■ WHAT THE EXERCISE ASKS:
Transcribe every line exactly and omit anything that is a picture.

#### PROVIDED DATA ####

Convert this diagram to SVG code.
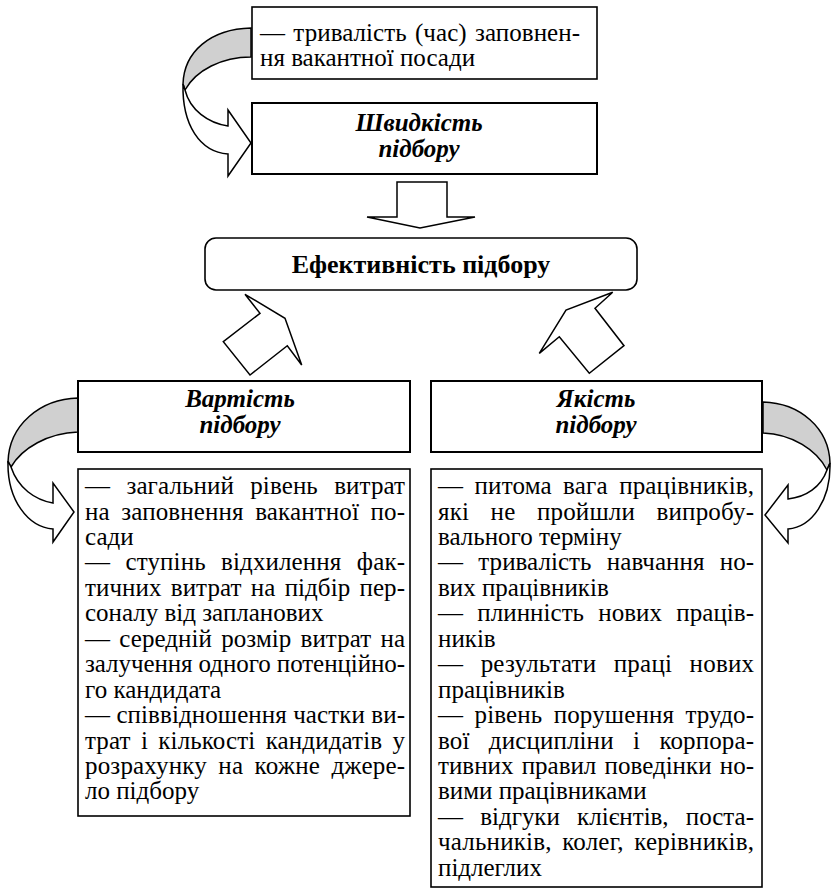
<svg xmlns="http://www.w3.org/2000/svg" width="831" height="892" viewBox="0 0 831 892">
<style>
  .box{fill:#fff;stroke:#000;stroke-width:1.6}
  .hbox{fill:#fff;stroke:#000;stroke-width:2}
  .arr{fill:#fff;stroke:#000;stroke-width:1.5;stroke-linejoin:miter}
  .back{fill:#d0d0d0;stroke:#000;stroke-width:1.5}
  text{font-family:"Liberation Serif","DejaVu Serif",serif}
  .t{font-size:25px;fill:#000}
  .h{font-size:25px;font-weight:bold;font-style:italic;fill:#000;text-anchor:middle}
  .hb{font-size:26px;font-weight:bold;fill:#000;text-anchor:middle}
</style>
<rect width="831" height="892" fill="#fff"/>

<g id="connectors">
  <path class="back" d="M251,28 C210,29 184,52 183,84 L185,90 C196,70 222,57 251,57 Z"/>
  <path class="arr" d="M183,84 C182,125 200,152 228,154 L228,176 L251,143 L228,110 L228,126 C208,123 190,110 185,90 Z"/>
  <path class="arr" d="M397,182 L447,182 L447,217 L475,217 L420,228 L367,217 L397,217 Z"/>
  <path class="arr" d="M245,294.3 L285,318.3 L301.7,365 L287.3,345.7 L250,375 L223.3,341.7 L260,313.3 Z"/>
  <path class="arr" d="M612.7,292.3 L566,310 L539.3,353.3 L559.3,336.7 L589.3,373.3 L624,345.7 L595,308.3 Z"/>
  <path class="back" d="M78,398 C40,399 9,425 8,462 L11,467 C22,448 48,433 78,432 Z"/>
  <path class="arr" d="M8,461 C7,500 28,527 53,529 L53,542 L74,512 L53,483 L53,503 C35,500 18,488 11,467 Z"/>
  <path class="back" d="M763,402 C800,403 829,428 830,463 L827,470 C817,450 792,434 763,433 Z"/>
  <path class="arr" d="M830,463 C831,500 812,527 788,529 L788,543 L765,515 L788,485 L788,499 C806,497 821,487 827,470 Z"/>
</g>

<g id="time-box">
  <rect class="box" x="252" y="7" width="345" height="72"/>
  <text class="t" x="260" y="41" textLength="320" lengthAdjust="spacing" style="word-spacing:2px">— тривалість (час) заповнен-</text>
  <text class="t" x="260" y="66">ня вакантної посади</text>
</g>

<g id="speed">
  <rect class="hbox" x="252" y="103" width="345" height="71"/>
  <text class="h" x="419" y="131">Швидкість</text>
  <text class="h" x="419" y="157">підбору</text>
</g>

<g id="efficiency">
  <rect class="box" x="205" y="238" width="432" height="52" rx="11" ry="11"/>
  <text class="hb" x="421" y="273">Ефективність підбору</text>
</g>

<g id="cost">
  <rect class="hbox" x="78" y="381" width="332" height="71"/>
  <text class="h" x="240" y="407">Вартість</text>
  <text class="h" x="240" y="433">підбору</text>
</g>

<g id="quality">
  <rect class="hbox" x="431" y="381" width="331" height="71"/>
  <text class="h" x="596" y="407">Якість</text>
  <text class="h" x="596" y="433">підбору</text>
</g>

<g id="cost-list">
  <rect class="box" x="78" y="469" width="332" height="347"/>
  <text class="t" x="85" y="494" textLength="320" lengthAdjust="spacing" style="word-spacing:10px">— загальний рівень витрат</text>
  <text class="t" x="85" y="519.5" textLength="320" lengthAdjust="spacing" style="word-spacing:5px">на заповнення вакантної по-</text>
  <text class="t" x="85" y="544.9">сади</text>
  <text class="t" x="85" y="570.4" textLength="320" lengthAdjust="spacing" style="word-spacing:9px">— ступінь відхилення фак-</text>
  <text class="t" x="85" y="595.8" textLength="320" lengthAdjust="spacing" style="word-spacing:3px">тичних витрат на підбір пер-</text>
  <text class="t" x="85" y="621.3">соналу від запланових</text>
  <text class="t" x="85" y="646.7" textLength="320" lengthAdjust="spacing" style="word-spacing:3px">— середній розмір витрат на</text>
  <text class="t" x="85" y="672.2" textLength="320" lengthAdjust="spacing">залучення одного потенційно-</text>
  <text class="t" x="85" y="697.6">го кандидата</text>
  <text class="t" x="85" y="723.1" textLength="320" lengthAdjust="spacing">— співвідношення частки ви-</text>
  <text class="t" x="85" y="748.5" textLength="320" lengthAdjust="spacing" style="word-spacing:4px">трат і кількості кандидатів у</text>
  <text class="t" x="85" y="774" textLength="320" lengthAdjust="spacing" style="word-spacing:5px">розрахунку на кожне джере-</text>
  <text class="t" x="85" y="799.4">ло підбору</text>
</g>

<g id="quality-list">
  <rect class="box" x="431" y="469" width="331" height="418"/>
  <text class="t" x="438" y="494" textLength="316" lengthAdjust="spacing" style="word-spacing:5px">— питома вага працівників,</text>
  <text class="t" x="438" y="519.5" textLength="316" lengthAdjust="spacing" style="word-spacing:15px">які не пройшли випробу-</text>
  <text class="t" x="438" y="544.9">вального терміну</text>
  <text class="t" x="438" y="570.4" textLength="316" lengthAdjust="spacing" style="word-spacing:9px">— тривалість навчання но-</text>
  <text class="t" x="438" y="595.8">вих працівників</text>
  <text class="t" x="438" y="621.3" textLength="316" lengthAdjust="spacing" style="word-spacing:8px">— плинність нових праців-</text>
  <text class="t" x="438" y="646.7">ників</text>
  <text class="t" x="438" y="672.2" textLength="316" lengthAdjust="spacing" style="word-spacing:11px">— результати праці нових</text>
  <text class="t" x="438" y="697.6">працівників</text>
  <text class="t" x="438" y="723.1" textLength="316" lengthAdjust="spacing" style="word-spacing:5px">— рівень порушення трудо-</text>
  <text class="t" x="438" y="748.5" textLength="316" lengthAdjust="spacing" style="word-spacing:13px">вої дисципліни і корпора-</text>
  <text class="t" x="438" y="774" textLength="316" lengthAdjust="spacing" style="word-spacing:2px">тивних правил поведінки но-</text>
  <text class="t" x="438" y="799.4">вими працівниками</text>
  <text class="t" x="438" y="824.9" textLength="316" lengthAdjust="spacing" style="word-spacing:11px">— відгуки клієнтів, поста-</text>
  <text class="t" x="438" y="850.3" textLength="316" lengthAdjust="spacing" style="word-spacing:4px">чальників, колег, керівників,</text>
  <text class="t" x="438" y="875.8">підлеглих</text>
</g>
</svg>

####

■ COMPLETED TASK:
Convert this diagram to SVG code.
<svg xmlns="http://www.w3.org/2000/svg" width="831" height="892" viewBox="0 0 831 892">
<style>
  .box{fill:#fff;stroke:#000;stroke-width:1.6}
  .hbox{fill:#fff;stroke:#000;stroke-width:2}
  .arr{fill:#fff;stroke:#000;stroke-width:1.5;stroke-linejoin:miter}
  .back{fill:#d0d0d0;stroke:#000;stroke-width:1.5}
  text{font-family:"Liberation Serif","DejaVu Serif",serif}
  .t{font-size:25px;fill:#000}
  .h{font-size:25px;font-weight:bold;font-style:italic;fill:#000;text-anchor:middle}
  .hb{font-size:26px;font-weight:bold;fill:#000;text-anchor:middle}
</style>
<rect width="831" height="892" fill="#fff"/>

<g id="connectors">
  <path class="back" d="M251,28 C210,29 184,52 183,84 L185,90 C196,70 222,57 251,57 Z"/>
  <path class="arr" d="M183,84 C182,125 200,152 228,154 L228,176 L251,143 L228,110 L228,126 C208,123 190,110 185,90 Z"/>
  <path class="arr" d="M397,182 L447,182 L447,217 L475,217 L420,228 L367,217 L397,217 Z"/>
  <path class="arr" d="M245,294.3 L285,318.3 L301.7,365 L287.3,345.7 L250,375 L223.3,341.7 L260,313.3 Z"/>
  <path class="arr" d="M612.7,292.3 L566,310 L539.3,353.3 L559.3,336.7 L589.3,373.3 L624,345.7 L595,308.3 Z"/>
  <path class="back" d="M78,398 C40,399 9,425 8,462 L11,467 C22,448 48,433 78,432 Z"/>
  <path class="arr" d="M8,461 C7,500 28,527 53,529 L53,542 L74,512 L53,483 L53,503 C35,500 18,488 11,467 Z"/>
  <path class="back" d="M763,402 C800,403 829,428 830,463 L827,470 C817,450 792,434 763,433 Z"/>
  <path class="arr" d="M830,463 C831,500 812,527 788,529 L788,543 L765,515 L788,485 L788,499 C806,497 821,487 827,470 Z"/>
</g>

<g id="time-box">
  <rect class="box" x="252" y="7" width="345" height="72"/>
  <text class="t" x="260" y="41" textLength="320" lengthAdjust="spacing" style="word-spacing:2px">— тривалість (час) заповнен-</text>
  <text class="t" x="260" y="66">ня вакантної посади</text>
</g>

<g id="speed">
  <rect class="hbox" x="252" y="103" width="345" height="71"/>
  <text class="h" x="419" y="131">Швидкість</text>
  <text class="h" x="419" y="157">підбору</text>
</g>

<g id="efficiency">
  <rect class="box" x="205" y="238" width="432" height="52" rx="11" ry="11"/>
  <text class="hb" x="421" y="273">Ефективність підбору</text>
</g>

<g id="cost">
  <rect class="hbox" x="78" y="381" width="332" height="71"/>
  <text class="h" x="240" y="407">Вартість</text>
  <text class="h" x="240" y="433">підбору</text>
</g>

<g id="quality">
  <rect class="hbox" x="431" y="381" width="331" height="71"/>
  <text class="h" x="596" y="407">Якість</text>
  <text class="h" x="596" y="433">підбору</text>
</g>

<g id="cost-list">
  <rect class="box" x="78" y="469" width="332" height="347"/>
  <text class="t" x="85" y="494" textLength="320" lengthAdjust="spacing" style="word-spacing:10px">— загальний рівень витрат</text>
  <text class="t" x="85" y="519.5" textLength="320" lengthAdjust="spacing" style="word-spacing:5px">на заповнення вакантної по-</text>
  <text class="t" x="85" y="544.9">сади</text>
  <text class="t" x="85" y="570.4" textLength="320" lengthAdjust="spacing" style="word-spacing:9px">— ступінь відхилення фак-</text>
  <text class="t" x="85" y="595.8" textLength="320" lengthAdjust="spacing" style="word-spacing:3px">тичних витрат на підбір пер-</text>
  <text class="t" x="85" y="621.3">соналу від запланових</text>
  <text class="t" x="85" y="646.7" textLength="320" lengthAdjust="spacing" style="word-spacing:3px">— середній розмір витрат на</text>
  <text class="t" x="85" y="672.2" textLength="320" lengthAdjust="spacing">залучення одного потенційно-</text>
  <text class="t" x="85" y="697.6">го кандидата</text>
  <text class="t" x="85" y="723.1" textLength="320" lengthAdjust="spacing">— співвідношення частки ви-</text>
  <text class="t" x="85" y="748.5" textLength="320" lengthAdjust="spacing" style="word-spacing:4px">трат і кількості кандидатів у</text>
  <text class="t" x="85" y="774" textLength="320" lengthAdjust="spacing" style="word-spacing:5px">розрахунку на кожне джере-</text>
  <text class="t" x="85" y="799.4">ло підбору</text>
</g>

<g id="quality-list">
  <rect class="box" x="431" y="469" width="331" height="418"/>
  <text class="t" x="438" y="494" textLength="316" lengthAdjust="spacing" style="word-spacing:5px">— питома вага працівників,</text>
  <text class="t" x="438" y="519.5" textLength="316" lengthAdjust="spacing" style="word-spacing:15px">які не пройшли випробу-</text>
  <text class="t" x="438" y="544.9">вального терміну</text>
  <text class="t" x="438" y="570.4" textLength="316" lengthAdjust="spacing" style="word-spacing:9px">— тривалість навчання но-</text>
  <text class="t" x="438" y="595.8">вих працівників</text>
  <text class="t" x="438" y="621.3" textLength="316" lengthAdjust="spacing" style="word-spacing:8px">— плинність нових праців-</text>
  <text class="t" x="438" y="646.7">ників</text>
  <text class="t" x="438" y="672.2" textLength="316" lengthAdjust="spacing" style="word-spacing:11px">— результати праці нових</text>
  <text class="t" x="438" y="697.6">працівників</text>
  <text class="t" x="438" y="723.1" textLength="316" lengthAdjust="spacing" style="word-spacing:5px">— рівень порушення трудо-</text>
  <text class="t" x="438" y="748.5" textLength="316" lengthAdjust="spacing" style="word-spacing:13px">вої дисципліни і корпора-</text>
  <text class="t" x="438" y="774" textLength="316" lengthAdjust="spacing" style="word-spacing:2px">тивних правил поведінки но-</text>
  <text class="t" x="438" y="799.4">вими працівниками</text>
  <text class="t" x="438" y="824.9" textLength="316" lengthAdjust="spacing" style="word-spacing:11px">— відгуки клієнтів, поста-</text>
  <text class="t" x="438" y="850.3" textLength="316" lengthAdjust="spacing" style="word-spacing:4px">чальників, колег, керівників,</text>
  <text class="t" x="438" y="875.8">підлеглих</text>
</g>
</svg>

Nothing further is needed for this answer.